Pero eso todavía no ha llegado y, hasta entonces, seguiremos subordinados a la hora que las élites dirigentes y sus burócratas teledirigidos decidan para nosotros. Y yo seguiré publicando bianualmente estos avisos de interés público para minimizar los daños causados por este invento.
Pues nada, nos reencontraremos de nuevo con esto mismo, pero en sentido inverso (adelantar el reloj) en cosa de unos meses. Así que saludos y hasta el próximo despropósito horario.
Comments
Carlos, eres un crack. Escribes tan bien como photoshopeas. Sigue así (al menos dos veces al año).

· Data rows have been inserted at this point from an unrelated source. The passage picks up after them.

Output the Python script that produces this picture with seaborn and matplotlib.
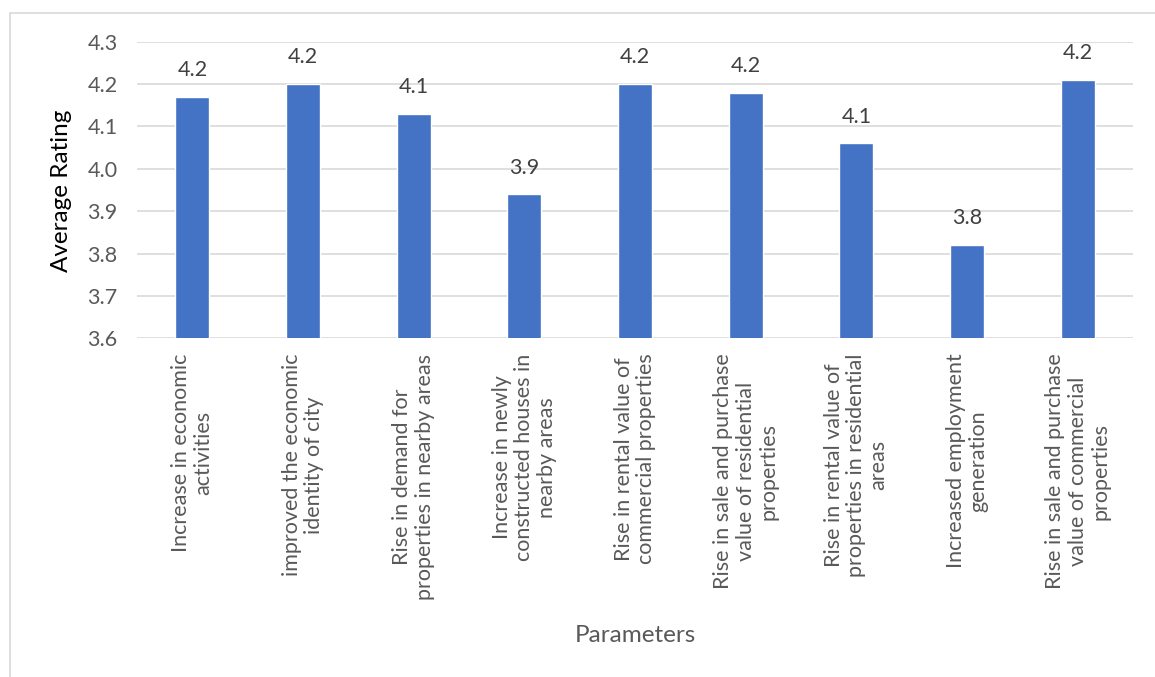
import matplotlib
matplotlib.use("Agg")
import matplotlib.pyplot as plt
import seaborn as sns
import pandas as pd
from matplotlib.patches import Rectangle

# data
parameters = [
    "Increase in economic\nactivities",
    "improved the economic\nidentity of city",
    "Rise in demand for\nproperties in nearby areas",
    "Increase in newly\nconstructed houses in\nnearby areas",
    "Rise in rental value of\ncommercial properties",
    "Rise in sale and purchase\nvalue of residential\nproperties",
    "Rise in rental value of\nproperties in residential\nareas",
    "Increased employment\ngeneration",
    "Rise in sale and purchase\nvalue of commercial\nproperties",
]
ratings = [4.17, 4.20, 4.13, 3.94, 4.20, 4.18, 4.06, 3.82, 4.21]
y_ticks = [3.6, 3.7, 3.8, 3.9, 4.0, 4.1, 4.2, 4.3]

sns.set_style("white")
plt.rcParams["font.family"] = ["Lato", "DejaVu Sans"]

text_gray = "#595959"
grid_gray = "#d9d9d9"

W, H = 1155, 677
fig = plt.figure(figsize=(W / 100, H / 100), dpi=100)
ax = fig.add_axes([137 / W, 1 - 338.3 / H, (1133 - 137) / W, (338.3 - 41.7) / H])

df = pd.DataFrame({"Parameter": parameters, "Rating": ratings})
sns.barplot(data=df, x="Parameter", y="Rating", color="#4472C4",
            saturation=1, width=0.31, ax=ax)

ax.set_ylim(3.6, 4.3)
ax.set_yticks(y_ticks)
ax.set_yticklabels([f"{t:.1f}" for t in y_ticks], fontsize=15.5, color=text_gray)
ax.set_xticks(range(len(parameters)))
ax.set_xticklabels(parameters, rotation=90, ha="center", va="top",
                   multialignment="center", fontsize=15.5, color=text_gray,
                   linespacing=1.15)
ax.tick_params(axis="both", length=0)
ax.tick_params(axis="x", pad=11)
ax.tick_params(axis="y", pad=14)

ax.yaxis.grid(True, color=grid_gray, lw=1.2)
ax.set_axisbelow(True)
for s in ax.spines.values():
    s.set_visible(False)

ax.bar_label(ax.containers[0], labels=[f"{v:.1f}" for v in ratings],
             padding=12, fontsize=15.5, color="#404040")

ax.set_xlabel("")
ax.set_ylabel("")
fig.text(635 / W, 1 - 635 / H, "Parameters", ha="center", va="center",
         fontsize=17.5, color=text_gray)
fig.text(61 / W, 1 - 191 / H, "Average Rating", ha="center", va="center",
         rotation=90, fontsize=17.5, color="black")

# chart area border
fig.patches.append(Rectangle((10 / W, -0.1), 1.2, 1.1 - 12.7 / H,
                             transform=fig.transFigure, fill=False,
                             edgecolor=grid_gray, lw=1.2))

fig.savefig("out.png", dpi=100)
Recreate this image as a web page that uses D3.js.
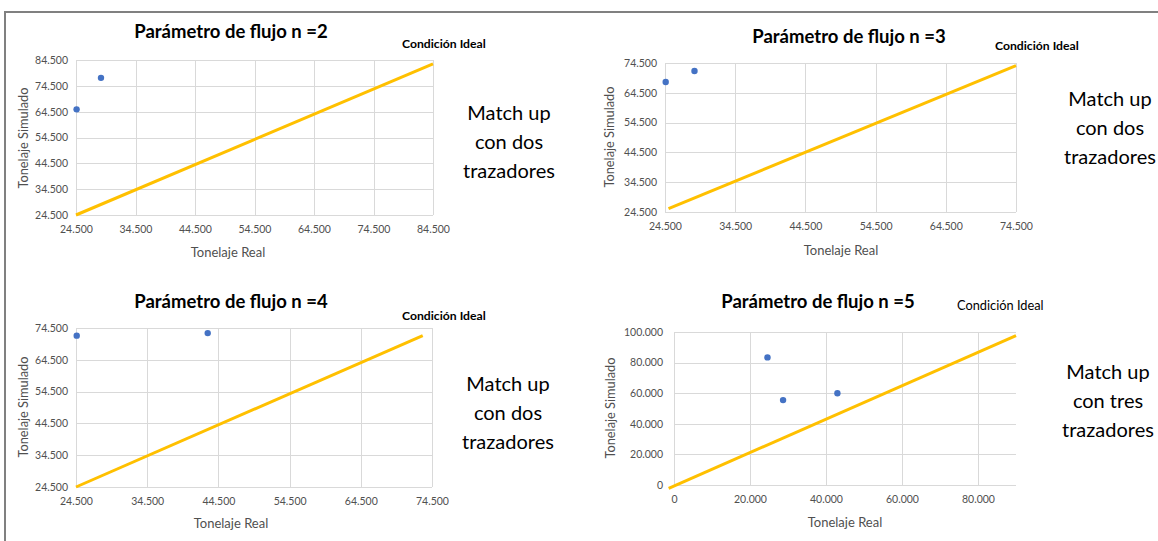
<!DOCTYPE html>
<html>
<head>
<meta charset="utf-8">
<script src="https://cdn.jsdelivr.net/npm/d3@7"></script>
<style>
    body {
        margin: 0;
        background: #fff;
    }
    svg {
        display: block;
        font-family: Lato, "Open Sans", sans-serif;
    }
</style>
</head>
<body>
<script>
// 数据: 真实吨位 / 模拟吨位
const realN2 = [24600, 28700];
const simN2 = [65400, 77600];
const realN3 = [24600, 28700];
const simN3 = [68100, 71800];
const realN4 = [24600, 43000];
const simN4 = [72100, 72900];
const realN5 = [24600, 28700, 43000];
const simN5 = [83400, 55500, 60000];

// 理想线 (Condición Ideal) 的两端
const idealN2 = [[24500, 24500], [84500, 83000]];
const idealN3 = [[25000, 25600], [74500, 73600]];
const idealN4 = [[24500, 24500], [73200, 72100]];
const idealN5 = [[-1400, -2200], [90000, 97600]];

// 刻度
const ticksN2 = [24500, 34500, 44500, 54500, 64500, 74500, 84500];
const ticksN34 = [24500, 34500, 44500, 54500, 64500, 74500];
const ticksN5x = [0, 20000, 40000, 60000, 80000];
const ticksN5y = [0, 20000, 40000, 60000, 80000, 100000];

const titles = ['Parámetro de flujo n =2', 'Parámetro de flujo n =3',
    'Parámetro de flujo n =4', 'Parámetro de flujo n =5'];
const notes = [
    ['Match up', 'con dos', 'trazadores'],
    ['Match up', 'con dos', 'trazadores'],
    ['Match up', 'con dos', 'trazadores'],
    ['Match up', 'con tres', 'trazadores']
];

const width = 1158;
const height = 541;

// 数字格式: 24.500
const locale = d3.formatLocale({decimal: ',', thousands: '.', grouping: [3], currency: ['', '']});
const fmt = locale.format(',d');

// 每个小图的位置
const panels = [
    {
        real: realN2, sim: simN2, ideal: idealN2, xTicks: ticksN2, yTicks: ticksN2,
        xDomain: [24500, 84500], yDomain: [24500, 84500],
        left: 76, right: 433, top: 60, bottom: 215,
        title: [231, 38], cond: [402, 48, true], note: [509, 120], xTitle: [228, 257], yTitle: [24, 138]
    },
    {
        real: realN3, sim: simN3, ideal: idealN3, xTicks: ticksN34, yTicks: ticksN34,
        xDomain: [24500, 74500], yDomain: [24500, 74500],
        left: 665, right: 1016, top: 63, bottom: 212,
        title: [849, 43], cond: [995, 50, true], note: [1110, 106], xTitle: [841, 255], yTitle: [610, 137]
    },
    {
        real: realN4, sim: simN4, ideal: idealN4, xTicks: ticksN34, yTicks: ticksN34,
        xDomain: [24500, 74500], yDomain: [24500, 74500],
        left: 76, right: 432, top: 328, bottom: 487,
        title: [231, 308], cond: [402, 320, true], note: [508, 391], xTitle: [231, 528], yTitle: [24, 407]
    },
    {
        real: realN5, sim: simN5, ideal: idealN5, xTicks: ticksN5x, yTicks: ticksN5y,
        xDomain: [0, 90000], yDomain: [0, 100000],
        left: 674, right: 1016, top: 332, bottom: 485,
        title: [818, 308], cond: [957, 310, false], note: [1108, 379], xTitle: [845, 527], yTitle: [611, 408]
    }
];

const svg = d3.select('body')
    .append('svg')
    .attr('width', width)
    .attr('height', height);

// 外框
svg.append('path')
    .attr('d', `M${width},12H5V${height}`)
    .attr('fill', 'none')
    .attr('stroke', '#808080')
    .attr('stroke-width', 2);

panels.forEach((p, i) => drawPanel(p, i));

/**
 * 画一个小图
 *
 * @param {Object} p 小图配置
 * @param {number} i 序号
 */
function drawPanel(p, i) {
    const x = d3.scaleLinear().domain(p.xDomain).range([p.left, p.right]);
    const y = d3.scaleLinear().domain(p.yDomain).range([p.bottom, p.top]);
    const g = svg.append('g');

    // 网格线
    g.append('g')
        .selectAll('line')
        .data(p.yTicks)
        .join('line')
        .attr('x1', p.left)
        .attr('x2', p.right)
        .attr('y1', d => Math.round(y(d)) + 0.5)
        .attr('y2', d => Math.round(y(d)) + 0.5)
        .attr('stroke', '#d9d9d9');
    g.append('g')
        .selectAll('line')
        .data(p.xTicks)
        .join('line')
        .attr('x1', d => Math.round(x(d)) + 0.5)
        .attr('x2', d => Math.round(x(d)) + 0.5)
        .attr('y1', p.top)
        .attr('y2', p.bottom)
        .attr('stroke', '#d9d9d9');

    // 坐标轴
    const xAxis = g.append('g')
        .attr('transform', `translate(0,${p.bottom})`)
        .call(d3.axisBottom(x).tickValues(p.xTicks).tickFormat(fmt).tickSize(0).tickPadding(11));
    const yAxis = g.append('g')
        .attr('transform', `translate(${p.left},0)`)
        .call(d3.axisLeft(y).tickValues(p.yTicks).tickFormat(fmt).tickSize(0).tickPadding(i === 3 ? 11 : 8));
    [xAxis, yAxis].forEach(a => {
        a.select('.domain').remove();
        a.selectAll('text')
            .attr('fill', '#505050')
            .attr('font-size', '10.5px')
            .attr('font-family', 'Lato, sans-serif');
    });

    // 理想线
    g.append('path')
        .datum(p.ideal)
        .attr('d', d3.line().x(d => x(d[0])).y(d => y(d[1])))
        .attr('fill', 'none')
        .attr('stroke', '#ffc000')
        .attr('stroke-width', 3);

    // 散点
    g.append('g')
        .selectAll('circle')
        .data(p.real)
        .join('circle')
        .attr('cx', d => x(d))
        .attr('cy', (d, k) => y(p.sim[k]))
        .attr('r', 3.2)
        .attr('fill', '#4472c4');

    // 标题
    g.append('text')
        .attr('x', p.title[0])
        .attr('y', p.title[1])
        .attr('text-anchor', 'middle')
        .attr('font-size', '18.5px')
        .attr('font-weight', 'bold')
        .attr('fill', '#000')
        .text(titles[i]);

    g.append('text')
        .attr('x', p.cond[0])
        .attr('y', p.cond[1])
        .attr('font-size', p.cond[2] ? '12.2px' : '12.8px')
        .attr('font-weight', p.cond[2] ? 'bold' : 'normal')
        .attr('fill', '#000')
        .text('Condición Ideal');

    g.append('text')
        .selectAll('tspan')
        .data(notes[i])
        .join('tspan')
        .attr('x', p.note[0])
        .attr('y', (d, k) => p.note[1] + k * 29)
        .attr('text-anchor', 'middle')
        .attr('font-size', '20px')
        .attr('fill', '#000')
        .text(d => d);

    // 轴标题
    g.append('text')
        .attr('x', p.xTitle[0])
        .attr('y', p.xTitle[1])
        .attr('text-anchor', 'middle')
        .attr('font-size', '13px')
        .attr('fill', '#505050')
        .text('Tonelaje Real');
    g.append('text')
        .attr('transform', `translate(${p.yTitle[0]},${p.yTitle[1]}) rotate(-90)`)
        .attr('dy', '0.35em')
        .attr('text-anchor', 'middle')
        .attr('font-size', '12.8px')
        .attr('fill', '#505050')
        .text('Tonelaje Simulado');
}
</script>
</body>
</html>
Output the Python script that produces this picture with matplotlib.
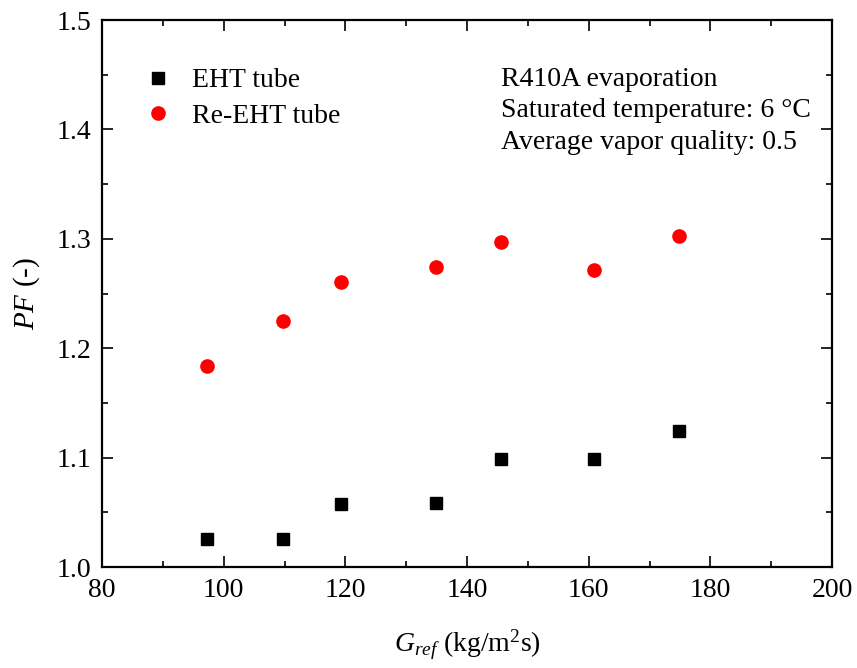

Gracias, Fernando! 😊 Saludillos.
¡Ay, Carlos!, si no fuera por tí… No es tontería porque luego cuando realizo reportajes con varias cámaras, si no las sincronizo (distinto horario), resulta que no se ajustan los acontecimientos en el tiempo, que es como realizo los trabajos, una forma muy sencilla pero que requiere tener bien la hora, en todas las cámaras y no sólo en la «habitual». Muchas gracias y un abrazo
Gracias estimado semitocayo. Yo, incluso sin hacer reportajes, también valoro saber que si en una foto pone una hora, es la correcta. Sea por valorar condiciones de luz en algún lugar/época del año a cierta hora, o a veces por pura curiosidad. Un saludín!
Que delicia, convinación de información útil con documentación agradable y bien presentada. Mil gracias carlos por lo que aprendo y me entreengo.
Gracias Teo por pasar y comentar, un saludín! 😊
Carlos tengo el mismo concepto de las ¨las élites dirigentes y sus burócratas teledirigidos¨, adormilando a la gente que los ve, abriendo su boca tal como los pececitos en la pecera, asimilando, como tú lo expresas las ¨chorradas¨ que les dicen, en los telediarios, o sea los medios de desinformación. Jeje!
Excelente reflexión. Gracias.
Saludos.
Muchas gracias Eduardo Enrique por pasar y comentar, y por solidarizarte con lo expuesto en la entrada. Un saludo!